27/08/2021 - 11:22
Entre os afegãos que fugiram de seu país nas últimas semanas há um grande número de profissionais altamente qualificados, uma “fuga de cérebros” que preocupa inclusive os talibãs no poder.
Durante suas operações de retirada, os ocidentais priorizaram jornalistas, intérpretes, membros de ONGs, intelectuais e artistas que podem estar em perigo com a volta do Talibã a Cabul.
Mais de 100.000 pessoas fugiram do país desde meados de agosto, temendo um retorno do regime fundamentalista e brutal que os talibãs já impuseram no país entre 1996 e 2001.
“Nunca pensei em ir embora do meu país, em ter que começar do zero em outro lugar. No Afeganistão, eu tinha um trabalho de que gostava, 50 pessoas sob minha responsabilidade, prestígio social. O que fazia era útil para meu país”, afirma Rashid, um ex-funcionário afegão de 40 anos, que encontrou refúgio na França junto com a esposa e seu bebê.
“As 30 ou 40 pessoas que estudaram comigo no exterior se foram. Deixamos o Afeganistão nas mãos de selvagens. Mas como podíamos ficar e trabalhar sob o Emirado Islâmico? Nossa única salvação era o exílio”, lamenta.
Frédéric Docquier, diretor do programa Cross Border do Instituto Luxemburguês de Pesquisa Socioeconômica (Liser), afirma que, embora não haja um “conhecimento preciso da composição dos fluxos de refugiados afegãos, quando há uma crise em um país, como vimos com o êxodo sírio em 2015, o percentual de pessoas com estudos entre os solicitantes de asilo é alta”.
– “Capital humano” –
Esta fuga de cérebros preocupa os próprios talibãs. Na terça-feira (24), o grupo pediu aos ocidentais que retirem apenas os estrangeiros, e não os especialistas afegãos, como os engenheiros, que são necessários no país.
“O capital humano é um fator muito importante para o desenvolvimento (…). Um país privado de mão de obra qualificada carece dos fatores determinantes para o crescimento e para a competitividade”, disse Docquier.
Os talibãs, muitos dos quais foram criados em áreas rurais e não têm “a qualificação necessária para governar”, “sabem que precisam de um mínimo de técnicos, pessoas muito treinadas, para fazer as administrações funcionarem”.
Então, por que permitiram a saída de dezenas de milhares de pessoas nessas condições?
“Com esta concessão, eles ficam bem com a comunidade internacional e, ao mesmo tempo, se livram de possíveis dissidentes”, explica o acadêmico americano.

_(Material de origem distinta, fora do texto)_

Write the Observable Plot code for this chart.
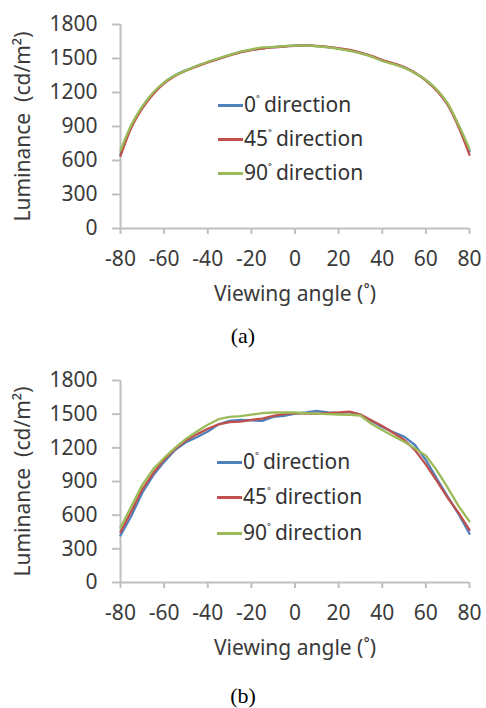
<!DOCTYPE html>
<html>
<head>
<meta charset="utf-8">
<script src="https://cdn.jsdelivr.net/npm/d3@7"></script>
<script src="https://cdn.jsdelivr.net/npm/@observablehq/plot@0.6"></script>
<style>
  html, body { margin: 0; padding: 0; background: #fff; }
  #wrap { position: relative; width: 486px; height: 708px; overflow: hidden; font-family: "Noto Sans", sans-serif; }
  .panel { position: absolute; left: 0; }
  .caption { position: absolute; width: 486px; left: 0; text-align: center; font-family: "Liberation Serif", serif; font-size: 22px; color: #000; line-height: 1; }
  .leg { position: absolute; font-size: 21px; color: #333; line-height: 1; white-space: nowrap; }
  .leg .sw { display: inline-block; width: 25px; height: 2.5px; vertical-align: middle; margin-right: 1px; position: relative; top: -1px; }
  .deg { font-size: 13px; position: relative; top: -6px; margin-right: 4px; }
</style>
</head>
<body>
<div id="wrap"></div>
<script>
// ---- data ----
const seriesNames = ["0˚ direction", "45˚ direction", "90˚ direction"];
const seriesColors = ["#4F81BD", "#C0504D", "#9BBB59"];
const angles = [-80,-75,-70,-65,-60,-55,-50,-45,-40,-35,-30,-25,-20,-15,-10,-5,0,5,10,15,20,25,30,35,40,45,50,55,60,65,70,75,80];
const xTicks = [-80,-60,-40,-20,0,20,40,60,80];
const yTicks = [0,300,600,900,1200,1500,1800];

// panel (a)
const a0 = [655,905,1072,1195,1288,1352,1396,1434,1468,1500,1530,1558,1576,1590,1600,1608,1614,1617,1610,1600,1588,1572,1550,1520,1482,1455,1422,1372,1308,1222,1098,905,680];
const a45 = [640,890,1060,1185,1280,1346,1392,1430,1465,1497,1527,1555,1574,1588,1598,1606,1612,1616,1612,1602,1590,1575,1553,1524,1486,1458,1425,1374,1306,1216,1090,895,650];
const a90 = [690,915,1078,1200,1290,1350,1394,1436,1470,1502,1532,1560,1580,1598,1602,1609,1613,1615,1608,1598,1585,1568,1546,1516,1478,1450,1418,1370,1310,1226,1104,915,700];

// panel (b)
const b0 = [420,595,800,955,1075,1180,1250,1295,1345,1410,1440,1448,1445,1440,1475,1485,1505,1515,1530,1515,1510,1518,1495,1440,1385,1340,1300,1225,1090,925,765,610,435];
const b45 = [450,635,830,975,1095,1190,1265,1320,1370,1410,1430,1433,1450,1460,1485,1500,1510,1505,1505,1510,1515,1523,1497,1445,1395,1335,1272,1180,1050,905,755,620,470];
const b90 = [490,680,870,1010,1110,1200,1280,1345,1405,1455,1475,1483,1495,1510,1515,1515,1515,1510,1505,1500,1497,1495,1488,1415,1360,1305,1255,1195,1130,1000,845,680,545];

const yLabel = "Luminance  (cd/m²)";
const xLabel = "Viewing angle (˚)";

function rows(lists) {
  const out = [];
  lists.forEach((vals, s) => vals.forEach((v, i) => out.push({angle: angles[i], value: v, series: seriesNames[s]})));
  return out;
}

function makePlot(data, marginTop, marginBottom, curve) {
  return Plot.plot({
    width: 486,
    height: 310,
    marginLeft: 120,
    marginRight: 17,
    marginTop,
    marginBottom,
    style: {fontFamily: "'Noto Sans', sans-serif", fontSize: "21px", color: "#3a3a3a", background: "#fff", whiteSpace: "pre"},
    x: {domain: [-80, 80]},
    y: {domain: [0, 1800]},
    color: {domain: seriesNames, range: seriesColors},
    marks: [
      Plot.axisY({ticks: yTicks, tickSize: 8, tickPadding: 15, stroke: "#bfbfbf", strokeWidth: 2, fill: "#3a3a3a",
        tickFormat: d => String(d), label: yLabel, labelAnchor: "center", labelArrow: "none", labelOffset: 105}),
      Plot.axisX({ticks: xTicks, tickSize: 6, tickPadding: 17, stroke: "#bfbfbf", strokeWidth: 2, fill: "#3a3a3a",
        tickFormat: d => String(d), label: xLabel, labelAnchor: "center", labelArrow: "none", labelOffset: 72}),
      Plot.ruleX([-80], {stroke: "#bfbfbf", strokeWidth: 2}),
      Plot.ruleY([0], {stroke: "#bfbfbf", strokeWidth: 2}),
      Plot.line(data, {x: "angle", y: "value", z: "series", stroke: "series", strokeWidth: 2.3, curve})
    ]
  });
}

const wrap = document.getElementById("wrap");

const pa = makePlot(rows([a0, a45, a90]), 24, 82, "monotone-x");
pa.classList.add("panel"); pa.style.top = "0px";
wrap.appendChild(pa);

const pb = makePlot(rows([b0, b45, b90]), 24, 84, "linear");
pb.classList.add("panel"); pb.style.top = "356px";
wrap.appendChild(pb);

function legend(left, tops) {
  seriesNames.forEach((name, i) => {
    const d = document.createElement("div");
    d.className = "leg";
    d.style.left = left + "px";
    d.style.top = (tops[i] - 11) + "px";
    const [num, rest] = name.split("˚");
    d.innerHTML = `<span class="sw" style="background:${seriesColors[i]}"></span>${num}<span class="deg">˚</span>${rest.trim()}`;
    wrap.appendChild(d);
  });
}
legend(218, [105, 139, 173]);
legend(217, [462, 497, 533]);

function caption(text, top) {
  const c = document.createElement("div");
  c.className = "caption";
  c.style.top = top + "px";
  c.textContent = text;
  wrap.appendChild(c);
}
caption("(a)", 325);
caption("(b)", 685);
</script>
</body>
</html>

“Em uma sociedade onde há muita opressão, os intelectuais são veículos de protesto. Quando se vão, levam consigo a possibilidade de protestar e, portanto, de mudar”, destaca Docquier.
O objetivo é, “na medida do possível, manter um número mínimo para que o maquinário essencial continue funcionando”, acrescenta.
Este especialista em migrações internacionais destaca que o exílio nem sempre é negativo, já que as diásporas contribuem para as trocas com seus países de origem, em termos de comércio e investimentos, por exemplo.
Ele alerta, contudo, que isso pode ser diferente no caso do Afeganistão.
“Muitos se foram com suas famílias e terão menos motivos para contribuir para o desenvolvimento do país (…). Podemos temer que isso seja uma perda seca para o Afeganistão, que provavelmente terá sua capacidade de recuperação a longo prazo reduzida”, completou.